のっけから煽りっぽくて恐縮ですが、大学図書館について考える際にはいつもこれがずっと頭にあります。
わたしの出身地は高等教育学分野ですが、大学での教育改善という話になった時の主戦場はFDや教授法の改善、オープンコースがどうしたこうした、これからはアクティブ・ラーニングだ云々といった事柄で、図書館の「と」の字も話題にはなりません。多くの高等教育開発推進センターは図書館学系分野の出身者をコアメンバーとして有していません。また、図書館を授業に活用しよう!という話も、図書館学系以外の大学教員からはほとんど出てこないです。
せいぜいラーニング・コモンズが少し話題になるくらいでしょうか。でも、ラーニング・コモンズも図書館から切り離されて論じられたりしています。


もちろん、大学にとって図書館がお荷物だという訳ではありません。研究活動は図書館がないと成り立たないですし、学生だって図書館がなければ宿題も困難でしょう。図書館が協力している導入教育は成果をあげていますし、大学の閲覧席は勉強する学生で満員です。中には豪華で先進的な図書館をアピールして学生を呼び込もうとする大学もあります。

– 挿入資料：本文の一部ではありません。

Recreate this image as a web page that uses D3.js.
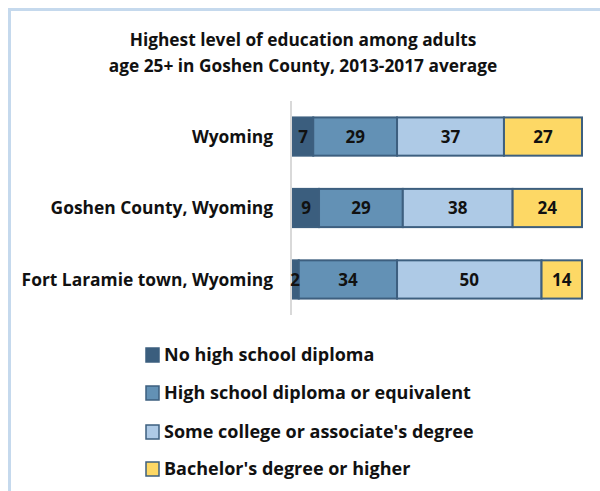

でも、大学教育という観点から図書館を見た際にその姿はちっとも見えてこない。


大学図書館が色々と素晴らしい試みを行い、一定の成果をあげていることはわかります。また大学教育そのものに対して一定の知見や提言を持っていることもわかります。
ただそれは、大学の中心でカリキュラムを設計しているひとたちには届いていません。
「あー図書館なんだか頑張ってるねーえらいね、これからもがんばってね^^」
で終わっているんですよね。
そういうのすごくもったいないな、なんとかならないかなとずっと思っていました。

大学と大学図書館は対等じゃない

さらに煽りっぽくて(ry
これも前から思っていたことなのですが、大学と大学図書館は対等な組織ではありません。まず「大学」という大きな組織があり、その中の一部門として「大学図書館」があります。そして「大学」の持っている大きなミッション――教育や研究活動――を支援するために「大学図書館」がある、つまり大学図書館のミッションはまず大学ありきな訳です。その上で、大学図書館の専門性を活かしたサービスの独自性・独立性が必要となるのです。
これはごく当たり前のことだと思うのですが、大学図書館の実践報告からはいつも「で、それ、大学本体の活動とどう関係あるの?」が見えてこないなと思っていました。大学抜きで大学図書館のミッションが語られ実践がなされることにとても違和感がありました。